Data segment
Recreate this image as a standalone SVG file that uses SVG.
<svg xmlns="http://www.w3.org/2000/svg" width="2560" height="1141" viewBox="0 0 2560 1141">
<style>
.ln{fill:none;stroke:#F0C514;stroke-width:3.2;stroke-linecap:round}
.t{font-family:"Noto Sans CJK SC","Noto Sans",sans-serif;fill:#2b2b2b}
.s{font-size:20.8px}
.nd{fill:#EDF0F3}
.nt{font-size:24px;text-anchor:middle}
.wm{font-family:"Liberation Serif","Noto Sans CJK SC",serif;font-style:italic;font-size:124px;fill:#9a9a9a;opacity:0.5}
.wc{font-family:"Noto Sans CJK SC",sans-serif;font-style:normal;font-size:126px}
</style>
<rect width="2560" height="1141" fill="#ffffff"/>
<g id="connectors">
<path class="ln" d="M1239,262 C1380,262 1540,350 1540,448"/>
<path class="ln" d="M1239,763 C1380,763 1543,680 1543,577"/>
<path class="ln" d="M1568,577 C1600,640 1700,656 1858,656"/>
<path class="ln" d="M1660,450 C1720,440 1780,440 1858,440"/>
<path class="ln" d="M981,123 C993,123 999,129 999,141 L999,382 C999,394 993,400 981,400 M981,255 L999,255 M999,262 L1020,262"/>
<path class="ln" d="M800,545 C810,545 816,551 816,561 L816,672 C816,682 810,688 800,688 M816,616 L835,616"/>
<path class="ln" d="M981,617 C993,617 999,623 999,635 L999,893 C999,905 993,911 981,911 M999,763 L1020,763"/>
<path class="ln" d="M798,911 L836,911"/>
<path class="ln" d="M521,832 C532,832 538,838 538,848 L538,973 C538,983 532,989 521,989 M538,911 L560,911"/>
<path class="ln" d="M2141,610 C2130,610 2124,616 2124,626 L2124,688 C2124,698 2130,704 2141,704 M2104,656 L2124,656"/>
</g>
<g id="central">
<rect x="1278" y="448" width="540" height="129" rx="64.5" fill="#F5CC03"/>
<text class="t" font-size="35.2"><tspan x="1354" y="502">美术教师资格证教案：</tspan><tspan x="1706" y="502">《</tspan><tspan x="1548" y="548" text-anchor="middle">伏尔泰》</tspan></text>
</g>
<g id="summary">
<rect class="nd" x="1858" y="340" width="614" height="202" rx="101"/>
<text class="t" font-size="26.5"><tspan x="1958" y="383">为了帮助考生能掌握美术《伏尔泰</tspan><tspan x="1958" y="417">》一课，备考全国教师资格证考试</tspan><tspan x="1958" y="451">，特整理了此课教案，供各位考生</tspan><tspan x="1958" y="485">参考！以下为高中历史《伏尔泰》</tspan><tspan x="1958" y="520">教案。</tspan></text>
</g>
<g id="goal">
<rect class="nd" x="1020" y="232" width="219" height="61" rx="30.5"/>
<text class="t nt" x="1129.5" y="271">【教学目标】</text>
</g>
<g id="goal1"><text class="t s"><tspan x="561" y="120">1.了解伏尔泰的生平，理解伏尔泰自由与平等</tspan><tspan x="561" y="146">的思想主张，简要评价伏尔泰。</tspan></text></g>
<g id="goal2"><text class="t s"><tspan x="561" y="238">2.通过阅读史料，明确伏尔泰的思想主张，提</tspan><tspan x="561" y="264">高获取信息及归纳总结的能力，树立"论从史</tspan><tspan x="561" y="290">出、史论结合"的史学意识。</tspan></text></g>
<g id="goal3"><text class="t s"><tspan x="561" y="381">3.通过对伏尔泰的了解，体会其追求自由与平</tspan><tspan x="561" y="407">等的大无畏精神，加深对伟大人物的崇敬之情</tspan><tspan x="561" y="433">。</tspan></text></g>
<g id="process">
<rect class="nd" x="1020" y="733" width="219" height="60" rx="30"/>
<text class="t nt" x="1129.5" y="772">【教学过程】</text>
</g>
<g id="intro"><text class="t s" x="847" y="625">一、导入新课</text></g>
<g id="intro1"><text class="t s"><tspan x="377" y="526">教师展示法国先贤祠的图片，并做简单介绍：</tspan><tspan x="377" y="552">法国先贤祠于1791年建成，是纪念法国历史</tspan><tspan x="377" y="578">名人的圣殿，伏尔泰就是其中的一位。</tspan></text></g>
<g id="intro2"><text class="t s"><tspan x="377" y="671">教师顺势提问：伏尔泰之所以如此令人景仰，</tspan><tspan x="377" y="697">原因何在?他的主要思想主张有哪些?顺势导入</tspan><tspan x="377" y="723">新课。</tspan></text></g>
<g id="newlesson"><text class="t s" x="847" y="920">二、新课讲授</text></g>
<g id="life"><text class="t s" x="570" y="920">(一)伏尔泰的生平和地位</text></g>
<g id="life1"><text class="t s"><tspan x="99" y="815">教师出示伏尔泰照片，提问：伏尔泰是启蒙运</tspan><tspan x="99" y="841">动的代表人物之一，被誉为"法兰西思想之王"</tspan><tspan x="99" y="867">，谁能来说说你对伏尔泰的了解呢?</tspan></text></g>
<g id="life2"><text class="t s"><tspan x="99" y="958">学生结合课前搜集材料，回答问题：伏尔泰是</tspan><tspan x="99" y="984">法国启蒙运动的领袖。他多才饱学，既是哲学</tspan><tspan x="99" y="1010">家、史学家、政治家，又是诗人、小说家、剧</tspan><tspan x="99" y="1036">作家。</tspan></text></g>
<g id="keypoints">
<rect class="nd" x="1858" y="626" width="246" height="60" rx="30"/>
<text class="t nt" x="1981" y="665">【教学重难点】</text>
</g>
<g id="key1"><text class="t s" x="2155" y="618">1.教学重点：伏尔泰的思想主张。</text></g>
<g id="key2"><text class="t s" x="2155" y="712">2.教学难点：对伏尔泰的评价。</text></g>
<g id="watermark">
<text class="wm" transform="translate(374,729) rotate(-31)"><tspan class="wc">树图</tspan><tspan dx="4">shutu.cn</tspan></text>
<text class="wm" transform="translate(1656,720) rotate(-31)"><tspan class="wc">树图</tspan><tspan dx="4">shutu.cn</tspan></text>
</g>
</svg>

Your instructions
Please quote the data above in full, with no line missing.

Correct answer
Recreate this image as a standalone SVG file that uses SVG.
<svg xmlns="http://www.w3.org/2000/svg" width="2560" height="1141" viewBox="0 0 2560 1141">
<style>
.ln{fill:none;stroke:#F0C514;stroke-width:3.2;stroke-linecap:round}
.t{font-family:"Noto Sans CJK SC","Noto Sans",sans-serif;fill:#2b2b2b}
.s{font-size:20.8px}
.nd{fill:#EDF0F3}
.nt{font-size:24px;text-anchor:middle}
.wm{font-family:"Liberation Serif","Noto Sans CJK SC",serif;font-style:italic;font-size:124px;fill:#9a9a9a;opacity:0.5}
.wc{font-family:"Noto Sans CJK SC",sans-serif;font-style:normal;font-size:126px}
</style>
<rect width="2560" height="1141" fill="#ffffff"/>
<g id="connectors">
<path class="ln" d="M1239,262 C1380,262 1540,350 1540,448"/>
<path class="ln" d="M1239,763 C1380,763 1543,680 1543,577"/>
<path class="ln" d="M1568,577 C1600,640 1700,656 1858,656"/>
<path class="ln" d="M1660,450 C1720,440 1780,440 1858,440"/>
<path class="ln" d="M981,123 C993,123 999,129 999,141 L999,382 C999,394 993,400 981,400 M981,255 L999,255 M999,262 L1020,262"/>
<path class="ln" d="M800,545 C810,545 816,551 816,561 L816,672 C816,682 810,688 800,688 M816,616 L835,616"/>
<path class="ln" d="M981,617 C993,617 999,623 999,635 L999,893 C999,905 993,911 981,911 M999,763 L1020,763"/>
<path class="ln" d="M798,911 L836,911"/>
<path class="ln" d="M521,832 C532,832 538,838 538,848 L538,973 C538,983 532,989 521,989 M538,911 L560,911"/>
<path class="ln" d="M2141,610 C2130,610 2124,616 2124,626 L2124,688 C2124,698 2130,704 2141,704 M2104,656 L2124,656"/>
</g>
<g id="central">
<rect x="1278" y="448" width="540" height="129" rx="64.5" fill="#F5CC03"/>
<text class="t" font-size="35.2"><tspan x="1354" y="502">美术教师资格证教案：</tspan><tspan x="1706" y="502">《</tspan><tspan x="1548" y="548" text-anchor="middle">伏尔泰》</tspan></text>
</g>
<g id="summary">
<rect class="nd" x="1858" y="340" width="614" height="202" rx="101"/>
<text class="t" font-size="26.5"><tspan x="1958" y="383">为了帮助考生能掌握美术《伏尔泰</tspan><tspan x="1958" y="417">》一课，备考全国教师资格证考试</tspan><tspan x="1958" y="451">，特整理了此课教案，供各位考生</tspan><tspan x="1958" y="485">参考！以下为高中历史《伏尔泰》</tspan><tspan x="1958" y="520">教案。</tspan></text>
</g>
<g id="goal">
<rect class="nd" x="1020" y="232" width="219" height="61" rx="30.5"/>
<text class="t nt" x="1129.5" y="271">【教学目标】</text>
</g>
<g id="goal1"><text class="t s"><tspan x="561" y="120">1.了解伏尔泰的生平，理解伏尔泰自由与平等</tspan><tspan x="561" y="146">的思想主张，简要评价伏尔泰。</tspan></text></g>
<g id="goal2"><text class="t s"><tspan x="561" y="238">2.通过阅读史料，明确伏尔泰的思想主张，提</tspan><tspan x="561" y="264">高获取信息及归纳总结的能力，树立"论从史</tspan><tspan x="561" y="290">出、史论结合"的史学意识。</tspan></text></g>
<g id="goal3"><text class="t s"><tspan x="561" y="381">3.通过对伏尔泰的了解，体会其追求自由与平</tspan><tspan x="561" y="407">等的大无畏精神，加深对伟大人物的崇敬之情</tspan><tspan x="561" y="433">。</tspan></text></g>
<g id="process">
<rect class="nd" x="1020" y="733" width="219" height="60" rx="30"/>
<text class="t nt" x="1129.5" y="772">【教学过程】</text>
</g>
<g id="intro"><text class="t s" x="847" y="625">一、导入新课</text></g>
<g id="intro1"><text class="t s"><tspan x="377" y="526">教师展示法国先贤祠的图片，并做简单介绍：</tspan><tspan x="377" y="552">法国先贤祠于1791年建成，是纪念法国历史</tspan><tspan x="377" y="578">名人的圣殿，伏尔泰就是其中的一位。</tspan></text></g>
<g id="intro2"><text class="t s"><tspan x="377" y="671">教师顺势提问：伏尔泰之所以如此令人景仰，</tspan><tspan x="377" y="697">原因何在?他的主要思想主张有哪些?顺势导入</tspan><tspan x="377" y="723">新课。</tspan></text></g>
<g id="newlesson"><text class="t s" x="847" y="920">二、新课讲授</text></g>
<g id="life"><text class="t s" x="570" y="920">(一)伏尔泰的生平和地位</text></g>
<g id="life1"><text class="t s"><tspan x="99" y="815">教师出示伏尔泰照片，提问：伏尔泰是启蒙运</tspan><tspan x="99" y="841">动的代表人物之一，被誉为"法兰西思想之王"</tspan><tspan x="99" y="867">，谁能来说说你对伏尔泰的了解呢?</tspan></text></g>
<g id="life2"><text class="t s"><tspan x="99" y="958">学生结合课前搜集材料，回答问题：伏尔泰是</tspan><tspan x="99" y="984">法国启蒙运动的领袖。他多才饱学，既是哲学</tspan><tspan x="99" y="1010">家、史学家、政治家，又是诗人、小说家、剧</tspan><tspan x="99" y="1036">作家。</tspan></text></g>
<g id="keypoints">
<rect class="nd" x="1858" y="626" width="246" height="60" rx="30"/>
<text class="t nt" x="1981" y="665">【教学重难点】</text>
</g>
<g id="key1"><text class="t s" x="2155" y="618">1.教学重点：伏尔泰的思想主张。</text></g>
<g id="key2"><text class="t s" x="2155" y="712">2.教学难点：对伏尔泰的评价。</text></g>
<g id="watermark">
<text class="wm" transform="translate(374,729) rotate(-31)"><tspan class="wc">树图</tspan><tspan dx="4">shutu.cn</tspan></text>
<text class="wm" transform="translate(1656,720) rotate(-31)"><tspan class="wc">树图</tspan><tspan dx="4">shutu.cn</tspan></text>
</g>
</svg>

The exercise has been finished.